From its humble beginnings as an online platform on Instagram, Dastaangoi slowly evolved into a physical presence in the couple’s vineyard in Islamabad, where they host the artist residency programme, as well as the art gallery. “Islamabad is the capital of Pakistan and is such a transient place where we get all sorts of people coming through, so it’s a very interesting, dynamic place that reminds us of Dubai in some ways. It is also extremely green, and that aspect of nature has always been a creative and inspirational centre for us,” Mian says.
The Dastaangoi Artist Residency was the first of its kind in Islamabad, where five artists from across Pakistan were selected by an advisory board of industry experts including Sheikha Hoor Al Qasimi, Pablo del Val of Art Dubai, artists eL Seed and Rami Farook, and Sunny Rahbar of The Third Line gallery. The artists engage in a two-week programme, which takes place on a 5.6-hectare vineyard, orchard and garden, with mentorship sessions, talks and excursions around the city. The result was a diverse body of work, from miniatures and cyanotypes to oil paintings from a host of artists including Maryam Baniasadi, Zahra Asim, Dinal Jalil, Mubashar Iqbal and Syed Mustafa Mohsin.
“With these artists’ residencies and [by] exhibiting different artists, we aim to showcase a different side to Pakistan that most are, unfortunately, unaware of: a side that is more creative and more human,” Mian explains. We also continue to tell stories around the global south and are slowly building a base for collectors of Pakistani art globally.”
This year’s residency shortlist includes an international roster of artists from Italy, Jordan, Turkey, the UK, the UAE and Pakistan, whose names will be revealed soon. At the end of each residency, artists are encouraged to donate works that are then showcased across the property, giving the spaces a visual memory of past residents’ works and their experience of the place.

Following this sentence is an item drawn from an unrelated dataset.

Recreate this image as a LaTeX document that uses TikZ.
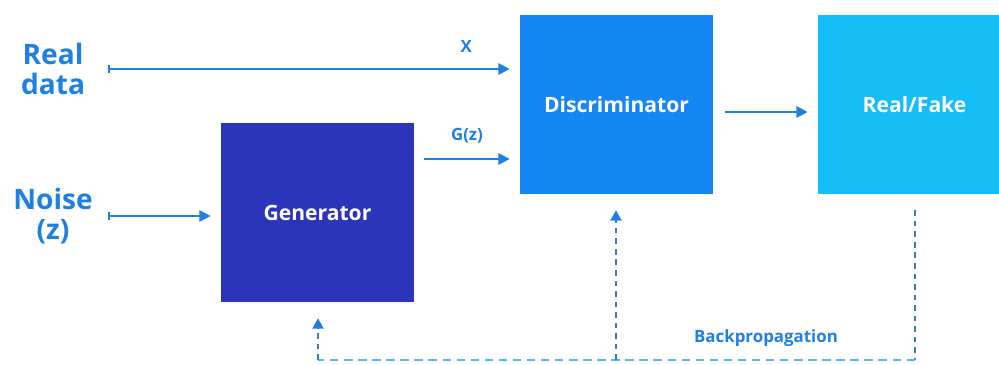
\documentclass[tikz,border=0pt]{standalone}
\usepackage{fontspec}
\setmainfont{Open Sans}
\usetikzlibrary{arrows.meta,positioning}
\definecolor{txtblue}{HTML}{1E80E2}
\definecolor{genblue}{HTML}{2B35B9}
\definecolor{disblue}{HTML}{1686F5}
\definecolor{rfblue}{HTML}{15BEF7}
\definecolor{dashdark}{HTML}{3A78C0}
\definecolor{dashlight}{HTML}{55B6F2}

\begin{document}
\begin{tikzpicture}[x=0.025cm,y=-0.025cm,>={Triangle[length=2.8mm,width=2.8mm]},
      box/.style={rectangle,minimum width=4.825cm,minimum height=4.475cm,inner sep=0pt,
        text=white,font=\bfseries\fontsize{15}{17}\selectfont},
      side/.style={text=txtblue,align=center,font=\bfseries\fontsize{20}{23}\selectfont},
      lbl/.style={text=txtblue,font=\bfseries\fontsize{12}{14}\selectfont},
      flow/.style={draw=txtblue,line width=1.4pt},
      vdash/.style={draw=dashdark,line width=1.1pt,dash pattern=on 4pt off 3.5pt},
      hdash/.style={draw=dashlight,line width=1.3pt,dash pattern=on 6pt off 4pt},
      up/.style={-{Triangle[length=2.6mm,width=2.8mm,color=txtblue]}}]
    \useasboundingbox (0,0) rectangle (999,365);
    % inputs
    \node[side] (real) at (53,69) {Real\\[-2pt]data};
    \node[side] (noise) at (53,216) {Noise\\[-2pt](z)};
    \coordinate (rs) at (108,69);
    \coordinate (ns) at (108,216);
    % blocks
    \node[box,fill=genblue] (gen) at (317.5,212.5) {Generator};
    \node[box,fill=disblue] (dis) at (616.5,104.5) {Discriminator};
    \node[box,fill=rfblue] (rf) at (914.5,104.5) {Real/Fake};
    % forward arrows
    \draw[flow,{Bar[width=2.2mm]}->,shorten >=0.25cm] (rs) -- (dis.west |- rs)
      node[lbl,pos=0.87,above=8pt] (x) {X};
    \draw[flow,{Bar[width=2.2mm]}->,shorten >=0.25cm] (ns) -- (gen.west |- ns);
    \draw[flow,->,shorten <=0.25cm,shorten >=0.25cm] (gen.east |- 0,159) -- (dis.west |- 0,159)
      node[lbl,midway,above=7pt] (gz) {G(z)};
    \draw[flow,->,shorten <=0.28cm,shorten >=0.25cm] (dis.east |- 0,112) -- (rf.west |- 0,112);
    % backpropagation
    \coordinate (rfb) at (915,360);
    \coordinate (dib) at (616,360);
    \coordinate (geb) at (318,360);
    \draw[vdash,shorten <=0.4cm] (rf.south -| rfb) -- (rfb);
    \draw[hdash] (rfb) -- (geb);
    \draw[vdash,up,shorten >=0.4cm] (dib) -- (dis.south -| dib);
    \draw[vdash,up,shorten >=0.4cm] (geb) -- (gen.south -| geb);
    \node[lbl] (bp) at (766,338) {Backpropagation};
\end{tikzpicture}
\end{document}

On the other hand, Dastaangoi Gallery began when the artists from the first residency asked for help in selling their works – “[and] so we did,” Mian says. The first show in March of this year was titled ‘Reflections’, by artist Hussain Jamil, and was heavily inspired by Mughal Empress Nur Jahan and the Sheesh Mahal. The experiential exhibition showcased Mughal miniature works hammered on metal sheets, which were hung across the walls and ceiling. Viewers were provided with candles to see the pieces fully. The room was filled with the smell of damascene roses, and ragas were played out loud, creating a sense of reminiscence. The gallery’s second show, ‘Liminal Spaces’, showcased two female artists from Lahore – Zainab Zulfikar and Houria Khan – who explored themes of power and gender, while its latest show is by an Iranian artist living in Germany, Marjan Baniasadi, titled ‘Colours of Home’, which questioned the idea of belonging by searching for the familiar.

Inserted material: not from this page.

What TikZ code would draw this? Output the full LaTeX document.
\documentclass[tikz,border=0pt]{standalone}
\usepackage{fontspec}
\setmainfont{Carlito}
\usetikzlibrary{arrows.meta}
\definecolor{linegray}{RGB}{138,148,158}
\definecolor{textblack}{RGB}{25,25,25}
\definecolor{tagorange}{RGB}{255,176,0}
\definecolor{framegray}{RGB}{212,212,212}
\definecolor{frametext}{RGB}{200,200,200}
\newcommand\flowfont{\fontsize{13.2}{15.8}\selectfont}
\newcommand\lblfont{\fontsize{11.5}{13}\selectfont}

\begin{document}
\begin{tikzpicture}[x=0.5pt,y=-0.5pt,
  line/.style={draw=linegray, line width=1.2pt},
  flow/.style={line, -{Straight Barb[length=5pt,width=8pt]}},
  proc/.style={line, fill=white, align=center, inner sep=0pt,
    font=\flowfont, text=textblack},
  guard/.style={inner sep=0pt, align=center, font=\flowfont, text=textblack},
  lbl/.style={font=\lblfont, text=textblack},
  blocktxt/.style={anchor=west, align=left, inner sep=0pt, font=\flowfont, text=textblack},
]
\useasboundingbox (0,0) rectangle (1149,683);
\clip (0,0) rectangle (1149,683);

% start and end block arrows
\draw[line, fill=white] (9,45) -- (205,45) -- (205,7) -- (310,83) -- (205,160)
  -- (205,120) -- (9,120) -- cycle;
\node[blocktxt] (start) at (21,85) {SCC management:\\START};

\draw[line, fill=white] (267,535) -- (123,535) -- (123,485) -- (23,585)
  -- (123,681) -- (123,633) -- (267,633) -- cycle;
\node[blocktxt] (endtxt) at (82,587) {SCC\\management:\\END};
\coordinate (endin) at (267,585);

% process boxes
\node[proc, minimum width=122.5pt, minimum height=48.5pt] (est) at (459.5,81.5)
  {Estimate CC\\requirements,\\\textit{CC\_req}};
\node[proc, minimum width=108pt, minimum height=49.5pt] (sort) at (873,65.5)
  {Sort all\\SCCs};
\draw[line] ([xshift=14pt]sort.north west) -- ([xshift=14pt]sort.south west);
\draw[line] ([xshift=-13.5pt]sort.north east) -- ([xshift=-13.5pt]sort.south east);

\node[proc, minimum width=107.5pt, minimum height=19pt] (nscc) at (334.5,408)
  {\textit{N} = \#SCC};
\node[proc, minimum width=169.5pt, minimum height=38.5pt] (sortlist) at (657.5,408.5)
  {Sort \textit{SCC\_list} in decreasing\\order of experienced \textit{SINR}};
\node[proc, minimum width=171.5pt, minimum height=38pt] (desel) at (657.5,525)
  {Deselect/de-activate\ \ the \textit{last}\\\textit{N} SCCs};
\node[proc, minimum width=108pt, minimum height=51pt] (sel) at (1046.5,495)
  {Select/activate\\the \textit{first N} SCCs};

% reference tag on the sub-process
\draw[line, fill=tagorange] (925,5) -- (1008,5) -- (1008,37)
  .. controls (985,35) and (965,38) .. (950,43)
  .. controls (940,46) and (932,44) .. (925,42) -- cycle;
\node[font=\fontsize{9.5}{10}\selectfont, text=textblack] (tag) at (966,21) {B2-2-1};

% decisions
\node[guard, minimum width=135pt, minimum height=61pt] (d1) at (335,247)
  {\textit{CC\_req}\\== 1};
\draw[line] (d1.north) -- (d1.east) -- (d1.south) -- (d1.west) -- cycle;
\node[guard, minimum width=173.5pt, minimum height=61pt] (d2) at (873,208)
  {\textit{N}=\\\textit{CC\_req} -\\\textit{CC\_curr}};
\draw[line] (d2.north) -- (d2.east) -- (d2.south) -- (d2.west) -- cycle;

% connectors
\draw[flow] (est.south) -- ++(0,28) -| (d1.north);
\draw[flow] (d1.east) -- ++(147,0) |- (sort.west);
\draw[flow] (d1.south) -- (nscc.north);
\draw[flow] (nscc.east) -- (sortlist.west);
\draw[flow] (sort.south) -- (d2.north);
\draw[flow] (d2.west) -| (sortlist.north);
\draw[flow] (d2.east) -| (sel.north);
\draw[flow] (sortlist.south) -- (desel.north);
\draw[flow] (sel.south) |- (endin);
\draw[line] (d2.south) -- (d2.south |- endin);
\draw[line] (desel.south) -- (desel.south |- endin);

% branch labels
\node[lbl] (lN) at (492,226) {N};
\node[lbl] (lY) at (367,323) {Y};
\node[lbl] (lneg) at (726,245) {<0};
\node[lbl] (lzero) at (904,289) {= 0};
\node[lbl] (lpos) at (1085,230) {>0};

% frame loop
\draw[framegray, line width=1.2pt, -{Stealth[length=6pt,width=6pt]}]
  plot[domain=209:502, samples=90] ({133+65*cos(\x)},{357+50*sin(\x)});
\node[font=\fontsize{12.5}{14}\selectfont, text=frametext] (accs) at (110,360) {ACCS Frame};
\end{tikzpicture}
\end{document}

While cultural exchange is of utmost value to the organisation, Dastaangoi is also committed to its local and regional heritage and economy. Its design studio works with local craftspeople to create products such as pure beeswax candles, miniature maps, and brass and stonework. Mian explains: “[We want to] help craftspeople create new revenue streams and encourage the revival of some of our dying crafts.”